Incidentally, our good friends at Ha’aretz misread the Post/Buzzfeed and reported that Quiet Kotey (he was either Ringo or George, according to reports by European hostages who were released after their governments had paid ransom) participated in the Gaza flotilla, which made for a great headline, but, alas, not factual.
The Viva Palestina venture, for which George Galloway had raised close to $2 million, almost didn’t happen, as, on February 20, Lancashire Police arrested nine of the volunteers under the Terrorism Act a day before the convoy’s launch. Viva Palestina reported an 80% drop in donations after the broadcast of the arrests and the allegations, but all of the arrested participants were subsequently released without charge. The convoy went across north Africa and finally arrived in Gaza via the Rafah crossing on March 9, 2009, accompanied by about 180 additional trucks donated by the Gaddafi (remember him?) Foundation.
So Quiet Kotey left Britain in 2009 and traveled to the Gaza Strip with the Galloway convoy. A friend who traveled in the same convoy told Buzzfeed he lost track of Kotey after reaching Gaza and does not know whether he ever returned to Britain – but has since heard that he is in Syria.
A spokesman for Galloway told Buzzfeed: “There was, of course, a vetting procedure on those who applied to join the convoy,” and claimed that “the names you have given are unknown to us.”

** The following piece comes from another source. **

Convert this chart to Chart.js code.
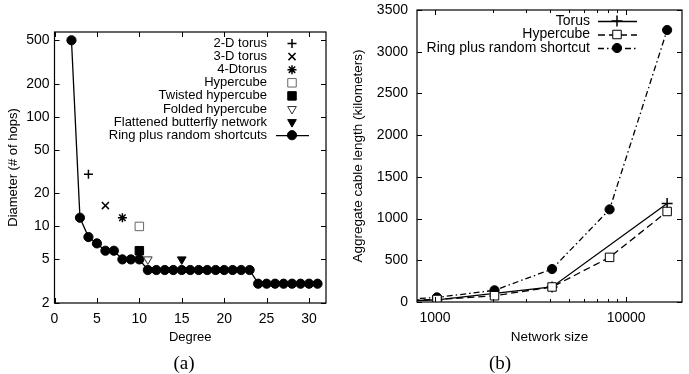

The Post quotes a Danish hostage, Daniel Rye, who was released in June 2014, and who wrote in a memoir how Ringo viciously kicked him 25 times in his ribs on his 25th birthday, saying it was a gift. George, according to Rye, was the most violent and unpredictable. So, either way, our chap was an active sort.
Rye also recalled how the hostages were taken to an open grave where a suspected spy was shot and killed. He said Emwazi killed the man while Ringo filmed and George directed the episode. Rye said the Britons made him and other hostages climb into the grave and then photographed them.